Lon Pennock, Intersection, 1996, staal foto: Renate Boere, Cas Marks, Laurens van der Pool
Lon Pennock, 'Intersection', 1996
Location: Center of The Hague: Spui - Grote Marktstraat - Kalvermarkt
'The forms that appear in the world - the monumental form of an airplane, the blocks of basalt of a pier or of a bridge construction - for me they have more to do with sculpture than the objects classified as art at the academy. They are forms made by people, but without the pretense of being works of art. They are immutable and have a natural presence.'
This is the vision of artist Lon Pennock (b. 1945), creator of the pedestal sculpture “Intersection.

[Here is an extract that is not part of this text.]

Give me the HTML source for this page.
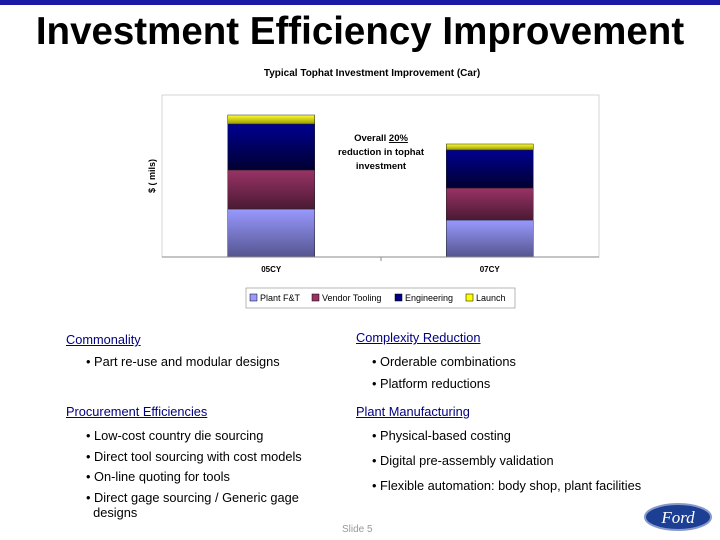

The sculpture consists of two L-shaped beams, according to Pennock, a crucifix with shifted axes and a twisted heart. The sculpture appears to be a smaller representation of his characteristic work. That is large in scale and has the appearance of an industrial construction due to color and material. Examples include 'Intersection' in Kijkduin, two more than man-sized Corten steel rectangles, and the two meter-high pillars 'The River' placed on the Blaak in Rotterdam in 1984.
Although Pennock was trained in the figurative tradition in the 1960s, his work soon developed into “concrete art. The artist, former director of the Rotterdam Art Academy and a consultant in urban planning and related fields, devoted himself throughout his career to a careful examination of material and how the sculpture related to its surroundings.
Pennock was not in favor of a sculpture standing on a pedestal. It would create distance. “You should be able to trip over them,” was his motto. Because the pedestal is the binding factor in Struycken's project and fits within an urban planning vision, Pennock overcame his objection.